Simplifying IMS
Among the many topics of discussion at the IMS World Forum, that of simplifying IMS attracted considerable attention. Of course, it’s hardly a new subject but unfortunately has often been co-opted into a wider argument about whether or not IMS was even necessary, which leads to lots of pointless debate. Since the reality is that IMS has gained momentum independent of such arguments, it was easy to neglect the fact that the point about simplification had a good deal of merit.
However, it’s still a valid question. IMS is complex and has become even more complicated through a process of accretion, as you can see from our presentation. New functionality has been debated through the 3GPP meeting processes, considered and then added to the already weighty specifications. Regulated operators have many conditions they are required to meet – a point we made during our presentation – and so the tendency has been to opt for safety first and to bolt everything into a standard specification.
Take emergency calling, for example. How many OTT providers support this? The answer is very, very few indeed. But how many operators must support this and the answer is very different: all have to. During our presentation, I asked how many people in the room had ever used an emergency service and, I think, only two of us answered yes (I was one of them). Despite the small chance of ever having to use such a service, operators are still obliged to offer them, which places a burden on them and conditions thinking and culture in many respects.

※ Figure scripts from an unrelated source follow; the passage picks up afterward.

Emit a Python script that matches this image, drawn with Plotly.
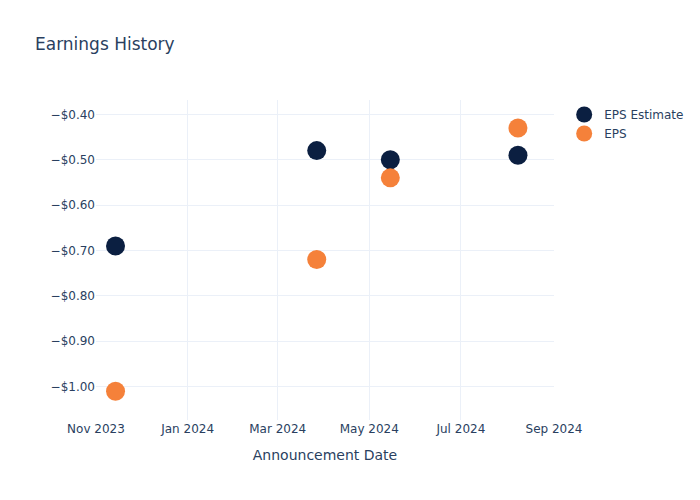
import plotly.graph_objects as go

dates = ["2023-11-14", "2024-03-27", "2024-05-15", "2024-08-08"]
eps_estimate = [-0.69, -0.48, -0.50, -0.49]
eps_actual = [-1.01, -0.72, -0.54, -0.43]

fig = go.Figure()
fig.add_trace(go.Scatter(x=dates, y=eps_estimate, mode="markers", name="EPS Estimate",
                         marker=dict(size=19, color="#0b1f41")))
fig.add_trace(go.Scatter(x=dates, y=eps_actual, mode="markers", name="EPS",
                         marker=dict(size=19, color="#f5813a")))

fig.update_layout(
    template="plotly_white",
    width=700, height=500,
    font=dict(family="DejaVu Sans"),
    title=dict(text="Earnings History"),
    margin=dict(l=96, r=145, t=100, b=80),
    xaxis=dict(title=dict(text="Announcement Date"), range=["2023-11-01", "2024-09-01"],
               dtick="M2", tickformat="%b %Y"),
    yaxis=dict(tickformat="$.2f", dtick=0.1, range=[-1.0734, -0.3685]),
)
fig.write_html("out.html", config={"displayModeBar": False},
               post_script="document.body.style.margin='0';")
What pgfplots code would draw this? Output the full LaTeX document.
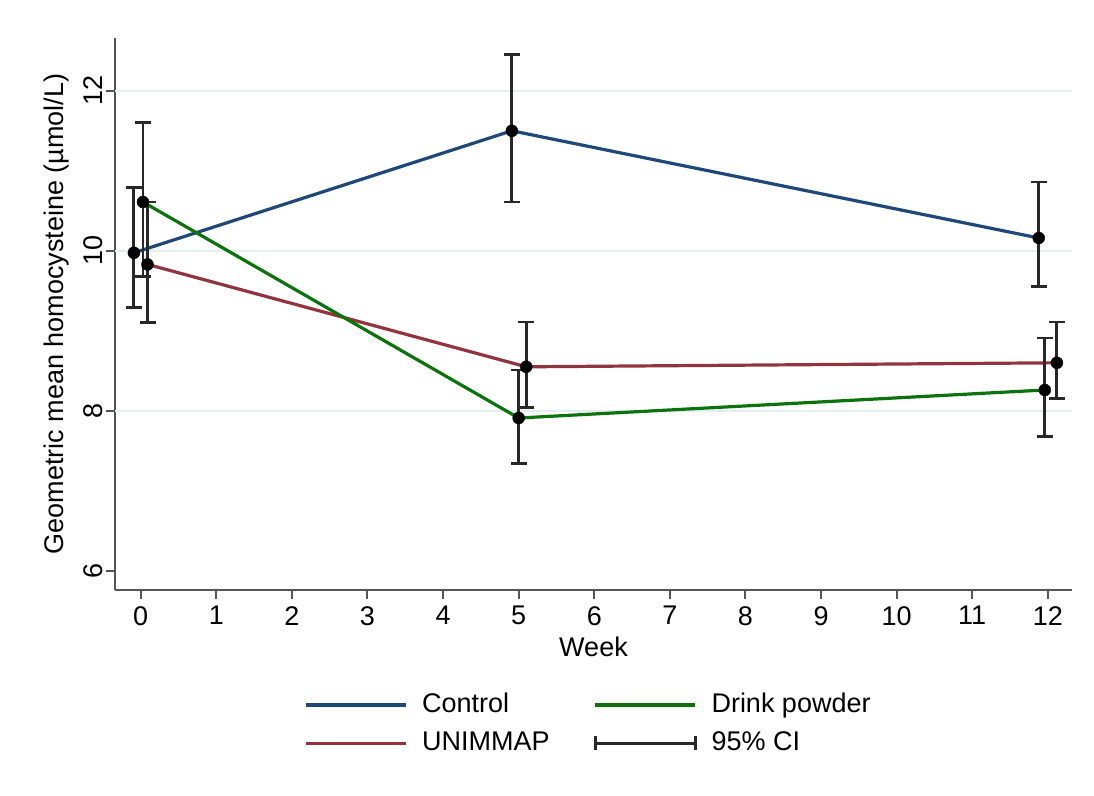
\documentclass[border=0pt]{standalone}
\usepackage{pgfplots}
\usepackage{pgfplotstable}
\pgfplotsset{compat=1.18}
\usepackage{fontspec}
\setmainfont{Liberation Sans}
\definecolor{cnavy}{RGB}{30,72,120}
\definecolor{cmaroon}{RGB}{146,52,62}
\definecolor{cgreen}{RGB}{12,115,12}
\definecolor{cgrid}{RGB}{228,238,240}
\definecolor{caxis}{RGB}{85,85,85}
\definecolor{cci}{RGB}{40,40,40}
\pgfplotsset{
  legline/.style={legend image code/.code={\draw[##1, line width=3.2bp] (0bp,0bp) -- (100bp,0bp); \path (112bp,0bp);}},
  legci/.style={legend image code/.code={\draw[##1, line width=2.8bp] (0bp,0bp) -- (100bp,0bp); \draw[##1, line width=2.8bp] (0bp,-7bp) -- (0bp,7bp); \draw[##1, line width=2.8bp] (100bp,-7bp) -- (100bp,7bp); \path (112bp,0bp);}},
}

\pgfplotstableread{
x y hi lo
-0.09 9.975 10.79 9.29
4.91 11.50 12.45 10.61
11.88 10.16 10.86 9.55
}\control
\pgfplotstableread{
x y hi lo
0.03 10.61 11.60 9.68
5.00 7.91 8.51 7.34
11.96 8.26 8.91 7.68
}\drink
\pgfplotstableread{
x y hi lo
0.09 9.83 10.61 9.10
5.10 8.55 9.11 8.04
12.12 8.60 9.11 8.15
}\unimmap

\begin{document}
\fontsize{27bp}{31bp}\selectfont
\begin{tikzpicture}
\useasboundingbox (-115bp,-206bp) rectangle (979bp,590bp);
\begin{axis}[
  at={(0,0)}, anchor=south west,
  scale only axis, width=957bp, height=552bp,
  xmin=-0.34, xmax=12.32, ymin=5.76, ymax=12.66,
  axis x line*=bottom, axis y line*=left,
  axis line style={caxis, line width=2bp, -},
  xtick={0,1,...,12}, ytick={6,8,10,12},
  tick style={caxis, line width=2bp},
  tick align=outside, major tick length=9bp,
  every tick label/.append style={font=\fontsize{27bp}{31bp}\selectfont, text=black},
  /pgf/number format/assume math mode=true,
  yticklabel style={rotate=90, anchor=south, inner sep=3bp},
  xticklabel style={inner sep=7bp},
  extra y ticks={8,10,12}, extra y tick labels={},
  extra y tick style={grid=major, major tick length=0pt, major grid style={cgrid, line width=1.5bp}},
  xlabel={Week}, ylabel={Geometric mean homocysteine (µmol/L)},
  label style={font=\fontsize{27bp}{31bp}\selectfont},
  xlabel style={at={(axis description cs:0.5,0)}, anchor=north, yshift=-47bp, inner sep=0pt},
  ylabel style={at={(axis description cs:0,0.5)}, anchor=south, yshift=46bp, inner sep=0pt},
  legend columns=2,
  legend style={at={(axis description cs:0.5,0)}, anchor=north, yshift=-97bp, xshift=-4bp, draw=none, fill=none,
    font=\fontsize{27bp}{31bp}\selectfont, row sep=7bp,
    nodes={inner sep=4bp, anchor=west},
    /tikz/every even column/.append style={column sep=40bp}},
  legend cell align=left,
  clip=false,
]
\addlegendimage{cnavy, legline}
\addlegendentry{Control}
\addlegendimage{cgreen, legline}
\addlegendentry{Drink powder}
\addlegendimage{cmaroon, legline}
\addlegendentry{UNIMMAP}
\addlegendimage{cci, legci}
\addlegendentry{95\% CI}

\addplot[cnavy, line width=3.2bp, no marks, forget plot] table[x=x,y=y] {\control};
\addplot[cmaroon, line width=3.2bp, no marks, forget plot] table[x=x,y=y] {\unimmap};
\addplot[cgreen, line width=3.2bp, no marks, forget plot] table[x=x,y=y] {\drink};

\pgfplotsset{cistyle/.style={only marks, mark=*, mark size=6bp, black, forget plot,
  error bars/.cd, y dir=both, y explicit,
  error bar style={cci, line width=2.8bp},
  error mark options={cci, line width=2.8bp, mark size=8bp, rotate=90}}}
\addplot[cistyle] table[x=x, y=y, y error plus expr=\thisrow{hi}-\thisrow{y}, y error minus expr=\thisrow{y}-\thisrow{lo}] {\control};
\addplot[cistyle] table[x=x, y=y, y error plus expr=\thisrow{hi}-\thisrow{y}, y error minus expr=\thisrow{y}-\thisrow{lo}] {\drink};
\addplot[cistyle] table[x=x, y=y, y error plus expr=\thisrow{hi}-\thisrow{y}, y error minus expr=\thisrow{y}-\thisrow{lo}] {\unimmap};
\end{axis}
\end{tikzpicture}
\end{document}
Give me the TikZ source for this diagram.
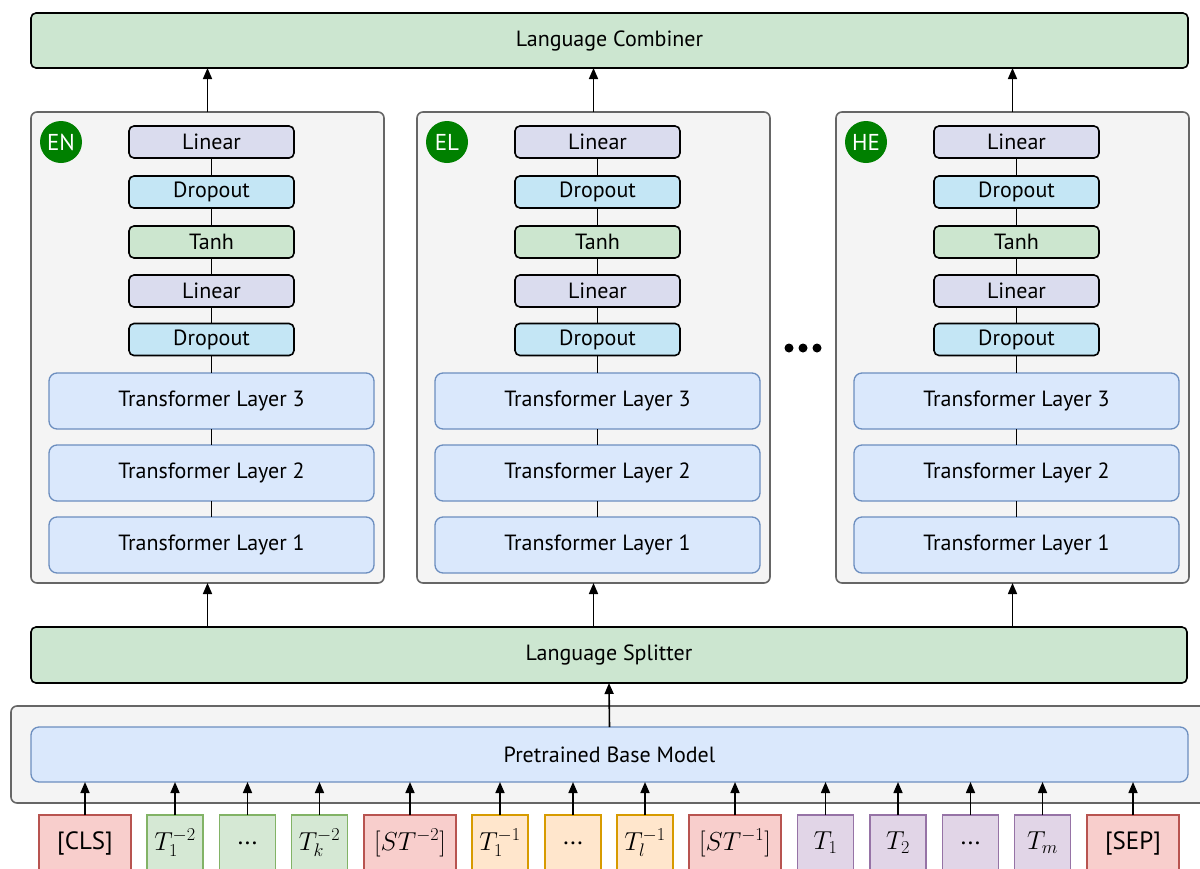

Conditioned by these requirements, operators tend to think that they must deliver services even when there is only a small community of users – that’s why RFXs for new or replacement services are often full of clauses which demand exact replication of an earlier offer, no matter how little used some features were, much to the frustration of vendors. Why not just turn some things off if the user base falls below a certain number? Of course, this can’t be done with an emergency service but the logic behind supporting these should not be extended to every other service in the operator portfolio.
Emergency service support is something that has been added to the IMS standards, through the inclusion of the IMS PSAP and the integration of mandated location capabilities. The result that an already complicated set of specifications became yet more complicated – and more things have been incorporated as operators and vendors have agreed that they need to be supported in a standardised way.
And yet, I can’t help but wonder if the obligation to provide such a service hasn’t been confused with the means by which it is realised. Surely existing capabilities could have been leveraged for the delivery of emergency services rather than going through a complex process of defining more functional entities and adding to the standards? After all, we have session control, we have media resources and we have location data that can be obtained from multiple sources. The additional complexity could have been avoided if instead of pursuing yet more standardisation, implementers had just got on with the job of realising a solution to a legal requirement.
It’s this kind of thinking that has created more complexity than we need. As the next generation of virtualised, cloud-based solutions is being prepared, it’s time to reconsider if we really need the extreme decomposition that resulted from the IMS standardisation process. We need clarity, we need innovation and we often need to meet legal and regulatory requirements. But we don’t need to define exactly how all such requirements are implemented, just that they are made available.
That’s why simplifying IMS is now a very relevant question and one that needs to be pursued. But it needs to be done so in an open way that is sensitive to the needs of innovation and external requirements. We’re already looking forward to the next edition of the forum. During the coming year, we expect to see much discussion of the topic and some real initiatives from stakeholders to deliver a simplified form of IMS that is ready and fit for 5G and the virtualised world.